Pertunjukan tersebut ditutup dengan tepuk tangan ribuan orang yang memadati kawasan Malioboro. Ribuan orang tersebut terkesima dengan gerakan pencak silat yang dipadukan dan kisah pejuang dari Madura tersebut. Tak hanya kisah perjuangan yang dilontarkan, namun juga pakaian dan senjata tradisional yang selama ini membesarkan daerah itu pun ditampilkan. Sungguh pertunjukan epik yang sarat dengan makna.
BACA JUGA: Menag Nasaruddin Umar Resmikan Perubahan IAIN Jadi UIN Ponorogo
Salah satu penonton yang merupakan warga Jogja, Argo mengaku menikmati penampilan tersebut. “Bagus ceritanya, gerakannya juga bagus,” katanya.
Di akhir pekan ini, kawasan Malioboro tampak berubah seketika.
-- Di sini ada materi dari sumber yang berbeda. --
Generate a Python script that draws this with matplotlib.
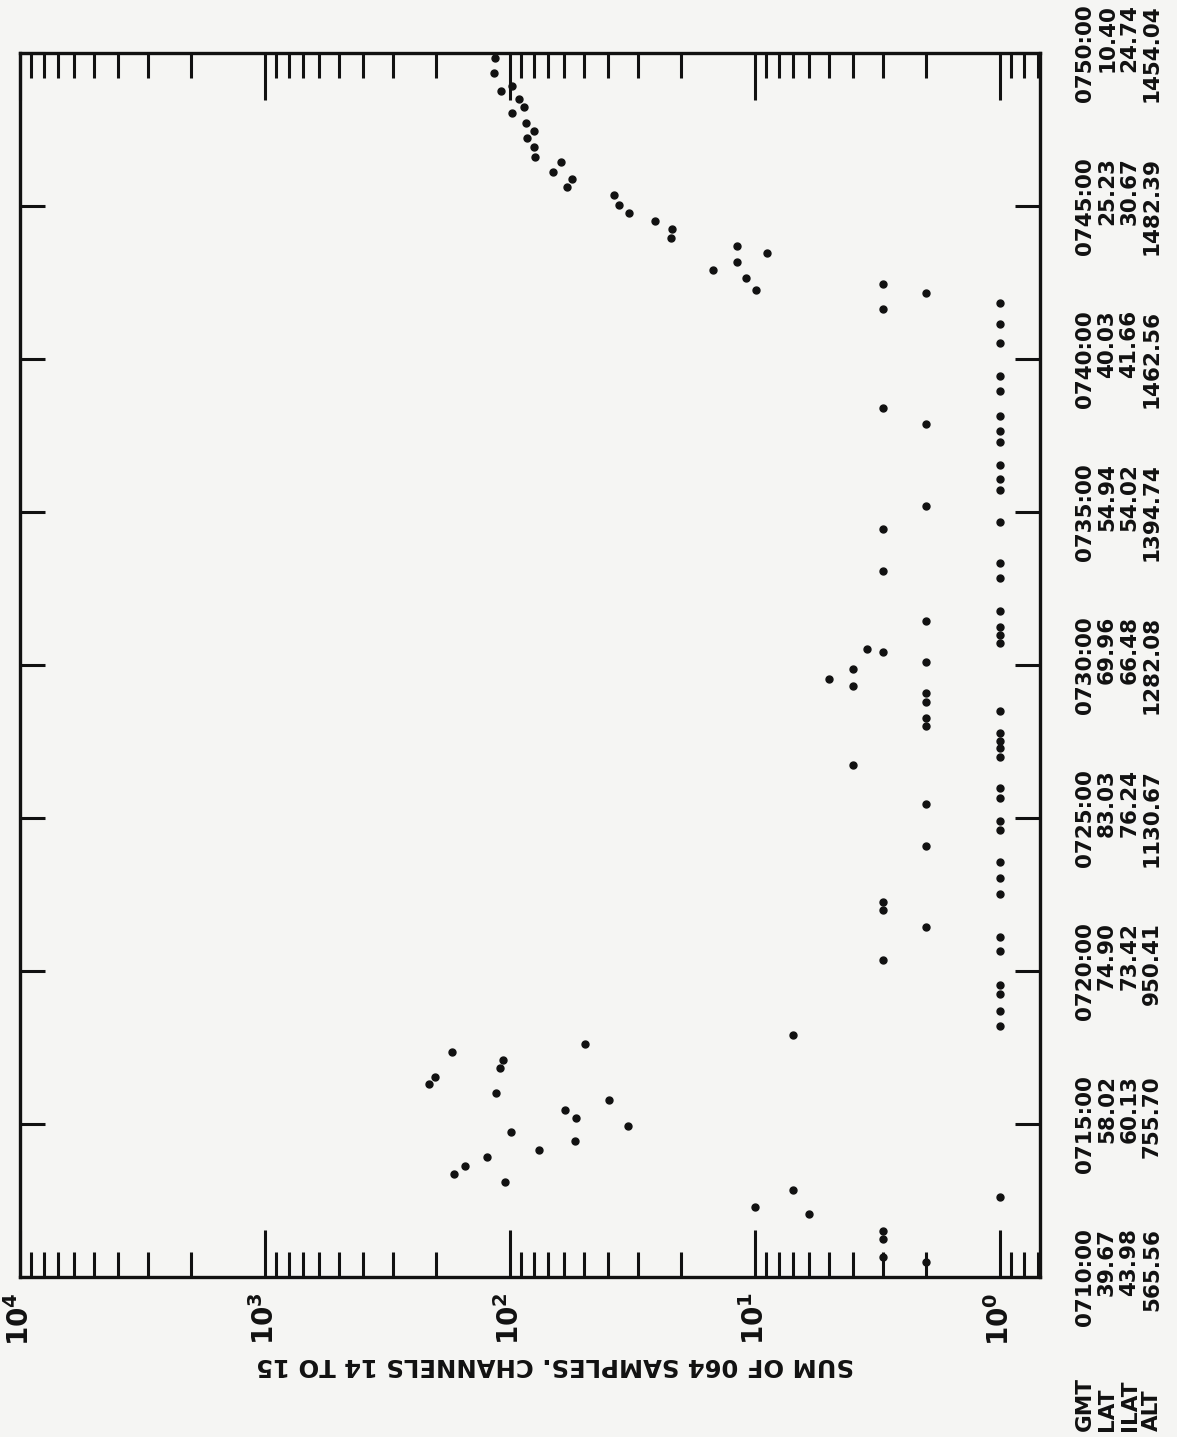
import matplotlib
matplotlib.use("Agg")
import matplotlib.pyplot as plt
from matplotlib.ticker import LogLocator, FixedLocator, NullFormatter

plt.rcParams["font.family"] = ["DejaVu Sans"]
plt.rcParams["font.weight"] = "bold"
plt.rcParams["mathtext.fontset"] = "dejavusans"

# time is minutes after 0710:00 GMT, counts are sum of 064 samples
rise_min = [39.85, 39.36, 38.92, 38.76, 38.5, 38.25, 38.03, 37.7, 37.45, 37.21,
            36.93, 36.61, 36.43, 36.11, 35.87, 35.61, 35.35, 35.02, 34.76, 34.5,
            34.26, 33.96, 33.7, 33.45, 33.18, 32.9, 32.64, 32.25]
rise_cnt = [115, 116, 98, 109, 92, 88, 98, 86, 80, 85.5,
            80, 79, 62, 66.6, 56, 58.7, 37.8, 35.9, 32.8, 25.5,
            21.9, 22.1, 11.8, 8.9, 11.9, 14.8, 10.9, 9.9]

burst_min = [7.62, 7.37, 7.1, 6.84, 6.55, 6.3, 6.01, 5.78, 5.46, 5.2,
             4.95, 4.73, 4.43, 4.15, 3.92, 3.62, 3.37, 3.1]
burst_cnt = [49.5, 172, 107, 110, 203, 214, 114.5, 39.3, 59.7, 53.9,
             33, 98.8, 54.3, 76.3, 124, 152, 169, 105]

ones_min = [31.82, 31.13, 30.54, 29.44, 28.95, 28.14, 27.65, 27.3, 26.54, 26.07,
            25.72, 24.68, 23.34, 22.83, 21.76, 21.25, 20.98, 20.71, 18.5, 17.77,
            17.53, 17.28, 16.98, 15.98, 15.66, 14.89, 14.6, 13.57, 13.04, 12.51,
            11.11, 10.64, 9.55, 9.25, 8.7, 8.2, 2.6]
twos_min = [32.15, 27.87, 25.2, 21.45, 20.1, 19.1, 18.8, 18.28, 18.0, 15.45,
            14.08, 11.43, 0.5]
threes_min = [32.45, 31.62, 28.39, 24.43, 23.07, 20.41, 12.26, 11.99, 10.36,
              1.5, 1.25, 0.65]
other_min = [20.54, 19.87, 19.3, 16.73, 19.56, 7.9, 2.86, 2.3, 2.05]
other_cnt = [3.5, 4, 4, 4, 5, 7, 7, 10, 6]

gmt = ["0710:00", "0715:00", "0720:00", "0725:00", "0730:00",
       "0735:00", "0740:00", "0745:00", "0750:00"]
lat = ["39.67", "58.02", "74.90", "83.03", "69.96", "54.94", "40.03", "25.23", "10.40"]
ilat = ["43.98", "60.13", "73.42", "76.24", "66.48", "54.02", "41.66", "30.67", "24.74"]
alt = ["565.56", "755.70", "950.41", "1130.67", "1282.08",
       "1394.74", "1462.56", "1482.39", "1454.04"]
tick_min = [0, 5, 10, 15, 20, 25, 30, 35, 40]

decades = [1e4, 1e3, 1e2, 1e1, 1e0]
decade_labels = [r"$\mathbf{10^{4}}$", r"$\mathbf{10^{3}}$", r"$\mathbf{10^{2}}$",
                 r"$\mathbf{10^{1}}$", r"$\mathbf{10^{0}}$"]

ink = "#111111"
bg = "#f5f5f3"

fig = plt.figure(figsize=(11.77, 14.37), dpi=100, facecolor=bg)
ax = fig.add_axes([0.017, 0.1113, 0.8666, 0.8518], facecolor=bg)

cnt = (rise_cnt + burst_cnt + [1] * len(ones_min) + [2] * len(twos_min)
       + [3] * len(threes_min) + other_cnt)
tmin = rise_min + burst_min + ones_min + twos_min + threes_min + other_min
ax.plot(cnt, tmin, "o", ms=5, color=ink, clip_on=False, zorder=3)

ax.set_xscale("log")
ax.set_xlim(1e4, 10 ** -0.163)
ax.set_ylim(0, 40)

ax.xaxis.set_major_locator(FixedLocator(decades))
ax.set_xticklabels(decade_labels, rotation=90, fontsize=20)
ax.xaxis.set_minor_locator(LogLocator(base=10, subs=range(2, 10), numticks=20))
ax.xaxis.set_minor_formatter(NullFormatter())
ax.tick_params(axis="x", which="major", direction="in", length=34, width=2.2,
               top=True, bottom=True, pad=11, colors=ink)
ax.tick_params(axis="x", which="minor", direction="in", length=18, width=2.2,
               top=True, bottom=True, colors=ink)

ax.set_yticks(tick_min)
ax.set_yticklabels([f"{g}\n{a}\n{b}\n{c}" for g, a, b, c in zip(gmt, lat, ilat, alt)])
ax.tick_params(axis="y", direction="in", length=18, width=2.2, left=True, right=True,
               labelleft=False, labelright=True, pad=25, labelsize=15.5, colors=ink)
for lbl in ax.get_yticklabels():
    lbl.set_rotation(90)
    lbl.set_multialignment("right")
    lbl.set_verticalalignment("center")
    lbl.set_linespacing(1.15)
    lbl.set_fontweight("bold")

for sp in ax.spines.values():
    sp.set_linewidth(2.4)
    sp.set_color(ink)

fig.text(0.4715, 0.0501, "SUM OF 064 SAMPLES. CHANNELS 14 TO 15", rotation=180,
         ha="center", va="center", fontsize=17.5, fontweight="bold", color=ink)
fig.text(0.9133, 0.004, "GMT\nLAT\nILAT\nALT", rotation=90, ha="left", va="bottom",
         multialignment="left", linespacing=1.15, fontsize=15.5, fontweight="bold",
         color=ink)

fig.savefig("out.png", dpi=100, facecolor=bg)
Sebelumnya, kawasan tersebut menampilkan pertunjukan tarian, musik atau menampilkan kebudayaan khas Nusantara dengan alunan musik yang tenang, namun kali ini, gerakan-gerakan laga nampak menghiasi kawasan tersebut. Ribuan pesilat nampak menunjukkan kebolehannya, berbagai jurus pencak silat dari berbagai perguruan ditampilkan. Penampilan itu seakan mengubah kawasan Malioboro sebagai padepokan terbuka.
Guyub Rukun
Penjabat Sementara Sekda DIY, Arya Nugrahadi menuturkan pencak silat telah ditetapkan sebagai warisan budaya tak benda oleh UNESCO pada Desember 2019. Penetapan tersebut menunjukan bahwa pencak silat sebagai olahraga dan seni bela diri yang memiliki aspek budaya dan spiritual. Arya mengaku pihaknya mendukung penyebarluasan nilai-nilai luhur yang ada dalam pencak silat sehingga semakin banyak masyarakat yang memahami nilai-nilai dalam pencak silat.
“Festival ini hadir sebagai salah satu tindak lanjut dalam pemeliharaan dan pengembangan pencak silat dalam program kegiatan kreatif dan inovatif melalui Disbud DIY,” katanya.
Paniradya Pati Paniradya Kaistimewan DIY Aris Eko Nugroho menilai pencak silat bukan hanya budaya bangsa yang harus dilestarikan, melainkan produk kearifan lokal yang memiliki kearifan lokal yang harus dipertahankan terus-menerus. Ia mengapresiasi peran serta dari praktisi, pemerhati dan pencinta pencak silat dari berbagai daerah di Indonesia, serta sebagian dari luar negeri yang turut melestarikan budaya bangsa tersebut.
"PMF ini paseduluran antar pesilat benar-benar terjaga sehingga ini menjadi gambaran bahwa pencak silat itu yang ditonjolkan adalah kebersamaan. PMF 2025 ini berbeda tahun sebelumnya untuk saat ini ada pawainya, karena sejak Covid-19 tidak ada pawai dan baru dimulai tahun ini," katanya.
Menurutnya kehadiran ribuan silat ini sekaligus menjadi bukti bahwa Jogja aman dan damai. "Bukti bahwa Jogja bisa dikunjungi dengan aman, Jogja bersahabat dengan siapa pun, termasuk wisatawan luar negeri, karena ada pesilat dari luar negeri," ucapnya.
Kepala Disbud DIY, Dian Lakshmi menyampaikan pencak silat merupakan warisan budaya bangsa Indonesia yang perlu dijaga kelestariannya. Dalam pencak silat tersebut ada proses untuk mengolah raga, karsa dan rasa. Proses tersebut menurutnya penting dilalui untuk membentuk wartak bangsa yang unggul.
“Pencak silat adalah warisan adiluhung yang membentuk watak unggul sekaligus keindonesiaan. Di Jogja, nilai itu berpadu dengan filosofi Hamemayu Hayuning Bawono,” katanya.